Dictionary entry details
Sense 1
Meaning:
A coating of gold or of something that looks like gold
Classified under:
Nouns denoting man-made objects
Synonyms:
gilding; gilt
Hypernyms ("gilding" is a kind of...):
coat; coating (a thin layer covering something)
Derivation:
gild (decorate with, or as if with, gold leaf or liquid gold)
Context examples
Varnish and gilding hide many stains.
(Mansfield Park, by Jane Austen)
Perhaps Meg felt, without understanding why, that they were not particularly cultivated or intelligent people, and that all their gilding could not quite conceal the ordinary material of which they were made.

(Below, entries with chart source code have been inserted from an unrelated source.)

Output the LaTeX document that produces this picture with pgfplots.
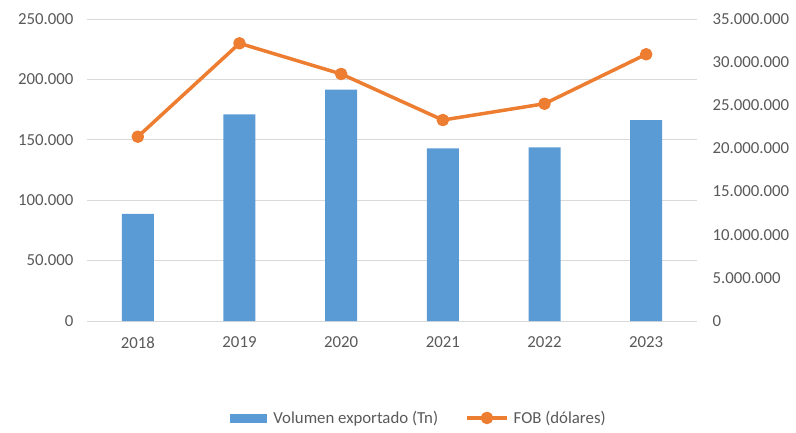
\documentclass[border=0pt]{standalone}
\usepackage{pgfplots}
\pgfplotsset{compat=1.18}
\usepackage{fontspec}
\setmainfont{Carlito}
\definecolor{barblue}{HTML}{5B9BD5}
\definecolor{lineor}{HTML}{ED7D31}
\definecolor{txtgray}{HTML}{595959}
\definecolor{gridgray}{HTML}{D9D9D9}
\begin{document}
\begin{tikzpicture}
\useasboundingbox (-87pt,-111pt) rectangle (709pt,321pt);
\pgfplotsset{every axis/.append style={
  width=610pt, height=302pt, scale only axis,
  at={(0pt,0pt)}, anchor=south west,
  xmin=-0.5, xmax=5.5, xtick={0,1,2,3,4,5},
  major tick length=0pt,
  tick label style={font=\fontsize{16.8}{20}\selectfont, text=txtgray},
  scaled y ticks=false,
  /pgf/number format/assume math mode=true,
  /pgf/number format/fixed,
  /pgf/number format/1000 sep={.},
}}
\begin{axis}[
  axis lines*=left, axis line style={draw=none},
  ymin=0, ymax=250000, ytick={0,50000,100000,150000,200000,250000},
  ymajorgrids, grid style={gridgray, line width=1pt},
  xticklabels={2018,2019,2020,2021,2022,2023},
  xticklabel style={yshift=-12pt},
  yticklabel style={xshift=-10pt},
]
\addplot[ybar, bar width=32pt, fill=barblue, draw=none] coordinates {
(0,88580) (1,171100) (2,191470) (3,142960) (4,143790) (5,166390)};
\end{axis}
\begin{axis}[
  axis y line*=right, axis x line=none, axis line style={draw=none},
  ymin=0, ymax=35000000, ytick={0,5000000,10000000,15000000,20000000,25000000,30000000,35000000},
  yticklabel style={xshift=12pt},
  legend style={at={(0.544,-0.321)}, anchor=center, draw=none, fill=none,
    legend columns=2, font=\fontsize{16.8}{20}\selectfont, text=txtgray,
    /tikz/every even column/.append style={column sep=25pt}},
]
\addlegendimage{legend image code/.code={\fill[barblue] (0pt,-4pt) rectangle (36pt,4pt); \path (41pt,0pt);}}
\addlegendentry{Volumen exportado (Tn)}
\addplot[lineor, line width=3.5pt, line join=round, mark=*, mark size=4.5pt,
  mark options={fill=lineor, draw=none},
  legend image code/.code={\draw[lineor,line width=3.5pt] (0pt,0pt)--(40pt,0pt); \fill[lineor] (20pt,0pt) circle (4.5pt); \path (43pt,0pt);}]
coordinates {(0,21360000) (1,32180000) (2,28630000) (3,23290000) (4,25180000) (5,30910000)};
\addlegendentry{FOB (dólares)}
\end{axis}
\end{tikzpicture}
\end{document}
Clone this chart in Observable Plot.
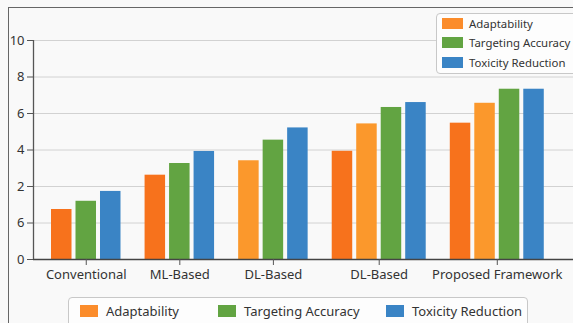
<!DOCTYPE html>
<html>
<head>
<meta charset="utf-8">
<script src="https://cdn.jsdelivr.net/npm/d3@7"></script>
<script src="https://cdn.jsdelivr.net/npm/@observablehq/plot@0.6"></script>
<style>
  html, body { margin: 0; padding: 0; background: #f9f9f9; overflow: hidden; }
  body { width: 573px; height: 323px; font-family: "Noto Sans", sans-serif; color: #333; }
  #wrap { position: relative; width: 573px; height: 323px; }
  #frame { position: absolute; left: 8px; top: 7px; width: 700px; height: 400px;
           border-left: 1.5px solid #666; border-top: 1.5px solid #666; box-sizing: border-box; }
  #chart { position: absolute; left: 0; top: 0; }
  .legend { position: absolute; background: #fdfdfd; border: 1px solid #c8c8c8; border-radius: 4px;
            font-size: 11.4px; color: #333; box-sizing: border-box; }
  .legend .item { position: absolute; display: flex; align-items: center; white-space: nowrap; }
  .legend .sw { display: inline-block; }
  #legendTop { left: 436px; top: 13px; width: 160px; height: 61px; }
  #legendBottom { left: 68px; top: 297px; width: 460px; height: 40px; font-size: 13px; }
</style>
</head>
<body>
<div id="wrap">
  <div id="chart"></div>
  <div id="frame"></div>
  <div id="legendTop" class="legend"></div>
  <div id="legendBottom" class="legend"></div>
</div>
<script>
// Method groups along the x axis
const groups = ["Conventional", "ML-Based", "DL-Based", "DL-Based", "Proposed Framework"];

// Scores per group (null = bar not present in that group)
const adaptability      = [2.74, 4.62, null, 5.93, 7.47];
const adaptabilityAlt   = [null, null, 5.41, 7.43, 8.56];
const targetingAccuracy = [3.19, 5.26, 6.54, 8.33, 9.33];
const toxicityReduction = [3.73, 5.92, 7.21, 8.60, 9.33];

// Y axis ticks and the labels printed beside them
const yTickValues = [0, 2, 4, 6, 8, 10, 12];
const yTickLabels = ["0", "6", "2", "4", "6", "8", "10"];

// Legend entries
const legendNames = ["Adaptability", "Targeting Accuracy", "Toxicity Reduction"];

// Styling
const series = [
  {key: "adaptability", values: adaptability, color: "#f7721c"},
  {key: "adaptabilityAlt", values: adaptabilityAlt, color: "#fb982c"},
  {key: "targeting", values: targetingAccuracy, color: "#62a442"},
  {key: "toxicity", values: toxicityReduction, color: "#3a84c5"}
];
const legendColors = ["#fb8c2b", "#62a442", "#3a84c5"];

// Bar slot layout (in slot units): each bar takes one slot, groups separated by a gap
const BAR = 0.837;
const GAP = 0.82;
const bars = [];
const centers = [];
let slot = 0;
groups.forEach((g, i) => {
  const start = slot;
  series.forEach(s => {
    const v = s.values[i];
    if (v == null) return;
    bars.push({x1: slot, x2: slot + BAR, value: v, series: s.key});
    slot += 1;
  });
  centers.push((start + slot - 1 + BAR) / 2);
  slot += GAP;
});
const labelByCenter = new Map(centers.map((c, i) => [c, groups[i]]));

const xMin = -0.735, xMax = 21.31;

const chart = Plot.plot({
  width: 573,
  height: 323,
  marginLeft: 33,
  marginRight: 0,
  marginTop: 40,
  marginBottom: 64,
  style: {background: "transparent", fontFamily: "Noto Sans, sans-serif", fontSize: "13px", color: "#333"},
  x: {domain: [xMin, xMax], axis: null},
  y: {domain: [0, 12], axis: null},
  color: {domain: series.map(s => s.key), range: series.map(s => s.color)},
  marks: [
    Plot.gridY(yTickValues, {stroke: "#d2d2d2", strokeOpacity: 1, strokeWidth: 1}),
    Plot.rectY(bars, {x1: "x1", x2: "x2", y: "value", fill: "series"}),
    Plot.ruleY([0], {stroke: "#444", strokeWidth: 1.3}),
    Plot.ruleX([xMin], {y1: 0, y2: 12, stroke: "#555", strokeWidth: 1.3}),
    Plot.axisY({
      ticks: yTickValues,
      tickFormat: d => yTickLabels[yTickValues.indexOf(d)],
      tickSize: 6, tickPadding: 3, label: null, fontSize: 13, stroke: "#555"
    }),
    Plot.axisX({
      ticks: centers,
      tickFormat: d => labelByCenter.get(d),
      tickSize: 6, tickPadding: 4, label: null, fontSize: 13, stroke: "#555"
    })
  ]
});
document.getElementById("chart").appendChild(chart);

// Legends
function addItems(el, items) {
  items.forEach(it => {
    const d = document.createElement("div");
    d.className = "item";
    d.style.left = it.left + "px";
    d.style.top = it.top + "px";
    d.style.height = it.h + "px";
    const sw = document.createElement("span");
    sw.className = "sw";
    sw.style.width = it.sw + "px";
    sw.style.height = it.sh + "px";
    sw.style.background = it.color;
    sw.style.marginRight = it.gap + "px";
    d.appendChild(sw);
    const t = document.createElement("span");
    t.textContent = it.name;
    d.appendChild(t);
    el.appendChild(d);
  });
}
const legendTopEl = document.getElementById("legendTop");
addItems(legendTopEl, legendNames.map((n, i) => ({
  name: n, color: legendColors[i], left: 5, top: 0 + i * 19.5, h: 18, sw: 21, sh: 11, gap: 6
})));
const legendBottomEl = document.getElementById("legendBottom");
const bottomLefts = [11, 149, 317];
addItems(legendBottomEl, legendNames.map((n, i) => ({
  name: n, color: legendColors[i], left: bottomLefts[i], top: 3, h: 20, sw: 18, sh: 12, gap: 8
})));
</script>
</body>
</html>
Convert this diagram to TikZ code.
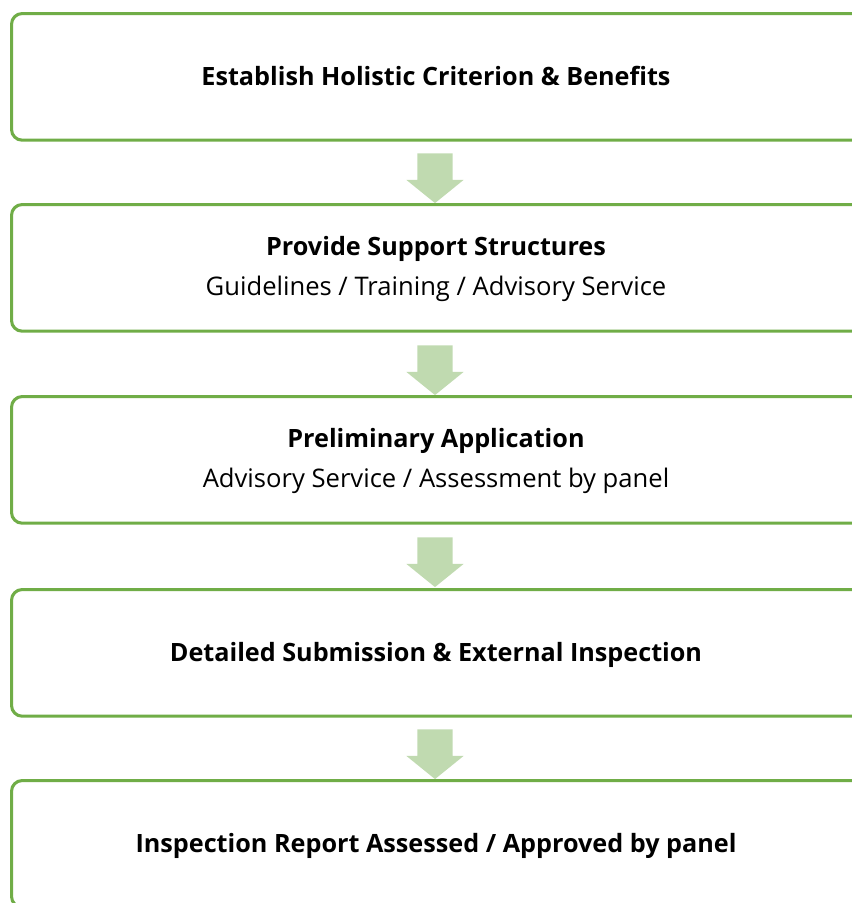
\documentclass[tikz,border=0pt]{standalone}
\usepackage{fontspec}
\setmainfont{Open Sans}
\usetikzlibrary{shapes.arrows}
\definecolor{boxgreen}{RGB}{112,173,71}
\definecolor{arrowgreen}{RGB}{192,218,176}
\begin{document}
\begin{tikzpicture}[x=0.75pt,y=-0.75pt,
  stagebox/.style={draw=boxgreen, line width=2.3pt, rounded corners=8pt, fill=white,
    anchor=north west, minimum width=660pt, minimum height=95pt, inner sep=0pt},
  titletext/.style={font=\fontsize{18.9}{22}\selectfont\bfseries, inner sep=0pt, anchor=base},
  subtext/.style={font=\fontsize{19.2}{22}\selectfont, inner sep=0pt, anchor=base},
  downarrow/.style={shape=single arrow, fill=arrowgreen, draw=none,
    shape border rotate=270, minimum height=36pt, inner sep=13.1pt,
    single arrow head extend=8.25pt, single arrow tip angle=102}]
\useasboundingbox (0,0) rectangle (852,903);
\clip (0,0) rectangle (852,903);
\node[stagebox] (b1) at (10,12) {};
\node[stagebox] (b2) at (10,203) {};
\node[stagebox] (b3) at (10,395) {};
\node[stagebox] (b4) at (10,588) {};
\node[stagebox] (b5) at (10,779) {};
\node[titletext] (t1) at (436,85) {Establish Holistic Criterion \& Benefits};
\node[titletext] (t2) at (436,255) {Provide Support Structures};
\node[subtext] (s2) at (436,295) {Guidelines / Training / Advisory Service};
\node[titletext] (t3) at (436,447) {Preliminary Application};
\node[subtext] (s3) at (436,487) {Advisory Service / Assessment by panel};
\node[titletext] (t4) at (436,661) {Detailed Submission \& External Inspection};
\node[titletext] (t5) at (436,852) {Inspection Report Assessed / Approved by panel};
\node[downarrow] (a1) at (435,171) {};
\node[downarrow] (a2) at (435,363) {};
\node[downarrow] (a3) at (435,555) {};
\node[downarrow] (a4) at (435,747) {};
\end{tikzpicture}
\end{document}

(Little Women, by Louisa May Alcott)
The general, perceiving how her eye was employed, began to talk of the smallness of the room and simplicity of the furniture, where everything, being for daily use, pretended only to comfort, etc.; flattering himself, however, that there were some apartments in the Abbey not unworthy her notice—and was proceeding to mention the costly gilding of one in particular, when, taking out his watch, he stopped short to pronounce it with surprise within twenty minutes of five!
(Northanger Abbey, by Jane Austen)
Some time in the afternoon I raised my head, and looking round and seeing the western sun gilding the sign of its decline on the wall, I asked, "What am I to do?" But the answer my mind gave—"Leave Thornfield at once"—was so prompt, so dread, that I stopped my ears.
(Jane Eyre, by Charlotte Brontë)
The whole party rose accordingly, and under Mrs. Rushworth's guidance were shewn through a number of rooms, all lofty, and many large, and amply furnished in the taste of fifty years back, with shining floors, solid mahogany, rich damask, marble, gilding, and carving, each handsome in its way.
(Mansfield Park, by Jane Austen)
It may hate him who dares to scrutinise and expose—to rase the gilding, and show base metal under it—to penetrate the sepulchre, and reveal charnel relics: but hate as it will, it is indebted to him.
(Jane Eyre, by Charlotte Brontë)
The glamour of inexperience is over your eyes, he answered; and you see it through a charmed medium: you cannot discern that the gilding is slime and the silk draperies cobwebs; that the marble is sordid slate, and the polished woods mere refuse chips and scaly bark.